Her masculine persona was not unlike that of Priestley: a no-nonsense, Yorkshire non-intellectual. Her first and most important memoir, Me: A Chronicle about Other People, 1933, spends pages singing the praises of Yorkshire food, Yorkshire fowk, and Yorkshire jokes. She takes the county of her birth to be special, and she enthusiastically identifies herself with it.
Jacob’s mother was Yorkshire; her father was Jewish, having arrived in England as a child immigrant. The marriage was unhappy, and Naomi (or rather Micky) loved her mother and hated her father. But she loved and revered her gentle paternal grandfather (a self-made tailor who reverted to Yiddish in moments of emotion) as much as she loved and admired her tough maternal grandfather (a publican who drank and gambled and was a force in local politics). The only thing the grandfathers had in common was that each in his way was a die-hard Tory.
Jacob, who worships Yorkshire, often sounds positively anti-semitic in her horror of Jews who exchange their Jewish identity for an English one. In life (on a political platform, for instance) she would courageously face down anti-semitic personal attacks. Yet the hero of her very first novel, Jacob Ussher, 1925, having risen from poverty to wealth through his own efforts, “gets a twisted satisfaction” (in the words of Orlando: Women’s Writing in the British Isles from the Beginnings to the Present) “from giving to Christian causes (purely to annoy his fellow Jews) . . . . Through acts of spite he makes a name for himself as a broad?minded philanthropist.”
Of course, seeking to raise the status of any oppressed group by means of idealised fictional portraits is generally naive and can be counter-productive. Jacob has nothing in common either with portrayers of noble Jews like Charlotte Montefiore in the 1840s or George Eliot in the 1870s, or with those insiders in Anglo-Jewish society who have depicted it warts and all, from Amy Levy to Bernice Rubens.

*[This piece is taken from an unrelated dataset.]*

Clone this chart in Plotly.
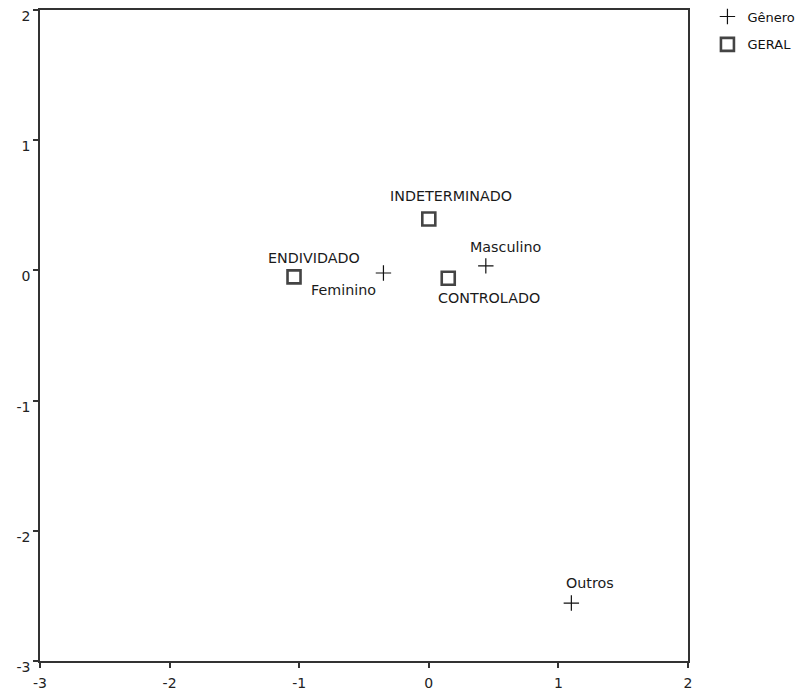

Jacob returns repeatedly to the subject of trying to be both Jewish and English, yet any one of her descriptive passages seems to apply to either a stereotypically ultra-Jewish or a stereotypically ultra-English personality, even if the same character may receive both descriptions at different times. Her multi-volume saga of the Gollantz family, from That Wild Lie — , 1930, to Gollantz and Partners, 1958, presents this archetypal Jewish dynasty as threaded by a strain of “curious . . . hatred of Jews.” The saga opens with Emmanuel Gollantz the elder moving from Vienna to London in the nineteenth century and remaking himself as “a rich English gentleman art dealer,” although he has been warned that Englishmen in general dislike and fear Jews, especially “the Jew who is ashamed of being a Jew.”
The series ends with Emmanuel the younger (who is now old) delivering the speech about curious hatred. But characters in the novels are shaped not by pressures of this kind but by melodramatic incidents like the early, accidental death of Emmanuel the younger’s twin brother. Jacob’s characters come to her ready-made, just like those of the charwomen and barmaids she played on stage: her biographer Paul Bailey finds her “heavily reliant on stereotypes of racial or local disposition.” How strange that such an unusual person should be so good a guide to the most clichéd assumptions of her age!